• [REQUEST]: Keep only the lines of the listing that include the word "this", and copy them.

:: DATASET RECORDS ::

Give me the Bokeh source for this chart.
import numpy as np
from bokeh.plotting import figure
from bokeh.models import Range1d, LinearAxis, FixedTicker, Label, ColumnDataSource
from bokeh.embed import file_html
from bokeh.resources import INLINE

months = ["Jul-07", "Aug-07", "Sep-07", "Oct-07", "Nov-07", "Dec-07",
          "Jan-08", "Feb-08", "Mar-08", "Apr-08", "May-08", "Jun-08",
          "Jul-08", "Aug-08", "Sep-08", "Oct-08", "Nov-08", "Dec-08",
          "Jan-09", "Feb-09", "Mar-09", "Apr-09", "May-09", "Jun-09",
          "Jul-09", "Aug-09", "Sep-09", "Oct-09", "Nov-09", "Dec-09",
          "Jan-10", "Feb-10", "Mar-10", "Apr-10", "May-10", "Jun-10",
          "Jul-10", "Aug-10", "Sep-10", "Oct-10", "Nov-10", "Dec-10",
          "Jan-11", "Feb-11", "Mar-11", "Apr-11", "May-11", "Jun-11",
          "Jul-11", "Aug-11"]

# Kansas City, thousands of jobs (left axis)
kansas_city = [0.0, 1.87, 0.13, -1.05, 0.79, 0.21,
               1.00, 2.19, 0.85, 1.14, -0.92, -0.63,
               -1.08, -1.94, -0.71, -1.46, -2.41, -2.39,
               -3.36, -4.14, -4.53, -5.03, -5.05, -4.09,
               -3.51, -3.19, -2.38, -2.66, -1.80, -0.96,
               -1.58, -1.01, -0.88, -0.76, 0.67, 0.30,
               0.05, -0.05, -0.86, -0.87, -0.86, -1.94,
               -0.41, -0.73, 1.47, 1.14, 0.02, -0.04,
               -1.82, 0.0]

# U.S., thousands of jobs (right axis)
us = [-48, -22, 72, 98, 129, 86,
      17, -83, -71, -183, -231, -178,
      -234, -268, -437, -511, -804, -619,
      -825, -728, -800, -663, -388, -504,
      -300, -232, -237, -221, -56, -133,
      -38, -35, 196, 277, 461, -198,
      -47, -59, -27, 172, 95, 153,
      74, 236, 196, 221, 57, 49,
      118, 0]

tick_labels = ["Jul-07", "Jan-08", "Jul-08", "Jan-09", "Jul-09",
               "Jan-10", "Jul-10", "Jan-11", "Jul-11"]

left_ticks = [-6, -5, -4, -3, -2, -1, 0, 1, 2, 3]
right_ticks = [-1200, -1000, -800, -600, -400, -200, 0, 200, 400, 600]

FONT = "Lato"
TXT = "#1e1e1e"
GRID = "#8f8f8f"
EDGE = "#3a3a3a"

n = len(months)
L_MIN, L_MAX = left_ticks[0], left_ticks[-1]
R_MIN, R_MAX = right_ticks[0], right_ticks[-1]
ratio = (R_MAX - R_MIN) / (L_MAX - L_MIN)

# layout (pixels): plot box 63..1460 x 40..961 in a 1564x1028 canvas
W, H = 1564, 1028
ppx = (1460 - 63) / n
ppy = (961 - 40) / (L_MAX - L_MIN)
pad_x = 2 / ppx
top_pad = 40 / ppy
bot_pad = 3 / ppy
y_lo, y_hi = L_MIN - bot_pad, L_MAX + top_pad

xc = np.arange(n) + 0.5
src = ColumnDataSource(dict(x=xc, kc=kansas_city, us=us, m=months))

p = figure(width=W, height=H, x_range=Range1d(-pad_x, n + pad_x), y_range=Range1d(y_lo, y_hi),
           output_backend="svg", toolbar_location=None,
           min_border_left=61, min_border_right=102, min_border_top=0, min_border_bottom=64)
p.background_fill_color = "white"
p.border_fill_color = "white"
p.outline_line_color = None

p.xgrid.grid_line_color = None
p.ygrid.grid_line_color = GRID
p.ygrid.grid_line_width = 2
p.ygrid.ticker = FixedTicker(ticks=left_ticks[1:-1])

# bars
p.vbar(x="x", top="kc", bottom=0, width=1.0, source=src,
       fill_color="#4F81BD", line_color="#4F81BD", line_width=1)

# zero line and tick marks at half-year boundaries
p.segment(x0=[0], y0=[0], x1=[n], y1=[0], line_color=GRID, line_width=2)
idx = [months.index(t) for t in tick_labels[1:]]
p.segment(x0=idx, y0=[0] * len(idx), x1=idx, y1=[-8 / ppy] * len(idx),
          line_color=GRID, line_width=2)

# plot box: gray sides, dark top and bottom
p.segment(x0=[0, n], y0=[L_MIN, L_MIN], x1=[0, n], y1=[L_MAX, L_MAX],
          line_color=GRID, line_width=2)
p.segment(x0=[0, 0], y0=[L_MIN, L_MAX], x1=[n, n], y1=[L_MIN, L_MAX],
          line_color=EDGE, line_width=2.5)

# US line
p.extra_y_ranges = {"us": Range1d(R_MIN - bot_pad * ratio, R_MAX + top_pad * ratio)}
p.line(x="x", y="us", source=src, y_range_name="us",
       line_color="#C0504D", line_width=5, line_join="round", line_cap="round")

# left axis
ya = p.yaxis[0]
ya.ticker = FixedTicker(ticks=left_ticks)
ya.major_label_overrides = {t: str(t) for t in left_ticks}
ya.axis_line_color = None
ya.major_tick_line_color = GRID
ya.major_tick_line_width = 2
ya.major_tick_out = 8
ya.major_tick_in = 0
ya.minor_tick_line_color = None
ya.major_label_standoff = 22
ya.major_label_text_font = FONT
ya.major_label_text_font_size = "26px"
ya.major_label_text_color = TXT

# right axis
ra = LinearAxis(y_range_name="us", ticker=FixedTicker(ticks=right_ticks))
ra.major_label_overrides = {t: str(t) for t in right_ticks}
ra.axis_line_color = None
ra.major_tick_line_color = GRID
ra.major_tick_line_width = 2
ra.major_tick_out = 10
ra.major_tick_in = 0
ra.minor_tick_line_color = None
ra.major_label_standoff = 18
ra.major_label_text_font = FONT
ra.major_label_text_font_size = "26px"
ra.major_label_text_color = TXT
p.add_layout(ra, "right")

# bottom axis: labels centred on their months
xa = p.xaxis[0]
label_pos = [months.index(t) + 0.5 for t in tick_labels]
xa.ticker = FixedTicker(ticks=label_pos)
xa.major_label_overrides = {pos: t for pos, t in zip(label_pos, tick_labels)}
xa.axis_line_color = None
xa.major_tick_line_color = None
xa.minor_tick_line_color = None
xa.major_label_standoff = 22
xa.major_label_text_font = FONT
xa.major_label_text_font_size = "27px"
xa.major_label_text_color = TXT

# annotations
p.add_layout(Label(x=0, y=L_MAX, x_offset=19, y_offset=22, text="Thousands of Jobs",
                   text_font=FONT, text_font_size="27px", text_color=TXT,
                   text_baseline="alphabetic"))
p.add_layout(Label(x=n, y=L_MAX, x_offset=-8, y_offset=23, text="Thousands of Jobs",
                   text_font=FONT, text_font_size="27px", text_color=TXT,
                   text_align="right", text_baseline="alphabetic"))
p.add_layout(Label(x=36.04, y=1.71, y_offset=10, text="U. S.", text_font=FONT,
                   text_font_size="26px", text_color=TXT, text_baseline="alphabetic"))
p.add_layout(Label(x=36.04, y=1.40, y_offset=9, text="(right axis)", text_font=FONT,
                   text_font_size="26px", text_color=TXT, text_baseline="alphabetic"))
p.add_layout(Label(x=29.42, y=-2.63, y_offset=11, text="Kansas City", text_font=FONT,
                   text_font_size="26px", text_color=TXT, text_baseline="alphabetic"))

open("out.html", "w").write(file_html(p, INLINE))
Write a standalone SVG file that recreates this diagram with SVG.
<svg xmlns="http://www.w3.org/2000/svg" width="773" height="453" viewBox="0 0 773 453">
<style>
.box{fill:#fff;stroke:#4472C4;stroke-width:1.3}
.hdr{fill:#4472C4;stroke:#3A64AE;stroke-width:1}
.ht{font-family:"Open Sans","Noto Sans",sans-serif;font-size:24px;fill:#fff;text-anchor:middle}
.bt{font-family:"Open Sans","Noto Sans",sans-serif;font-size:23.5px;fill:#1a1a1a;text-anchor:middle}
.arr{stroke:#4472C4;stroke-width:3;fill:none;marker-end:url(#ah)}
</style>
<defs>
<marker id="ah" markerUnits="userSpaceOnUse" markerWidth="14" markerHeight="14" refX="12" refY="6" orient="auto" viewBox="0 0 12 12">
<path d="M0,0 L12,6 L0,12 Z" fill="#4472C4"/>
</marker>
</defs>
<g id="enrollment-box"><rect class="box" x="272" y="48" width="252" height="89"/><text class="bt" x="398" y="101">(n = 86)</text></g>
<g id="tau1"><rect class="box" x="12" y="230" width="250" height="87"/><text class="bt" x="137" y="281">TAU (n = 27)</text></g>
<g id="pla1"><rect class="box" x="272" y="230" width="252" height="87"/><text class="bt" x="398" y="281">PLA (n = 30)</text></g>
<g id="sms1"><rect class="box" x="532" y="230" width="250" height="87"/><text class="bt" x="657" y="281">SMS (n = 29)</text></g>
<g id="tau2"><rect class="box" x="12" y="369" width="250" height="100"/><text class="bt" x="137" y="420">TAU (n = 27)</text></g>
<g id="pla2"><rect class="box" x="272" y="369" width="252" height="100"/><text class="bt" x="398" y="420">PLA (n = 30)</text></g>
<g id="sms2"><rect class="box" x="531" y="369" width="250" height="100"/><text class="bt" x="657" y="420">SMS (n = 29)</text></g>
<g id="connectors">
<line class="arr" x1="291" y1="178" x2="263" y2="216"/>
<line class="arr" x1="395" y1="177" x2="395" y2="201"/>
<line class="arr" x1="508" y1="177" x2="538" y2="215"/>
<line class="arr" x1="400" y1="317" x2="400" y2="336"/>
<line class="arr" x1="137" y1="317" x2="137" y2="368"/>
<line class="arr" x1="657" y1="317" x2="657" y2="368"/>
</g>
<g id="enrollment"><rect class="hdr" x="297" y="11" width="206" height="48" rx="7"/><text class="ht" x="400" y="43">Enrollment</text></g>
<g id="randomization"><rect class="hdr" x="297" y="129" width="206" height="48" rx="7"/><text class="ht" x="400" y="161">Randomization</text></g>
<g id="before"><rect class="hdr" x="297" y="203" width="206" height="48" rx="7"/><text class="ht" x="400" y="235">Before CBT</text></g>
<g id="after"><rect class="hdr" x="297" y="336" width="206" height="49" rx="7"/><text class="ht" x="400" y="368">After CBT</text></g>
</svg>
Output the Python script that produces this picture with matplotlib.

:::

• [PROBLEM SOLUTION]:
Give me the Bokeh source for this chart.
Write a standalone SVG file that recreates this diagram with SVG.
Output the Python script that produces this picture with matplotlib.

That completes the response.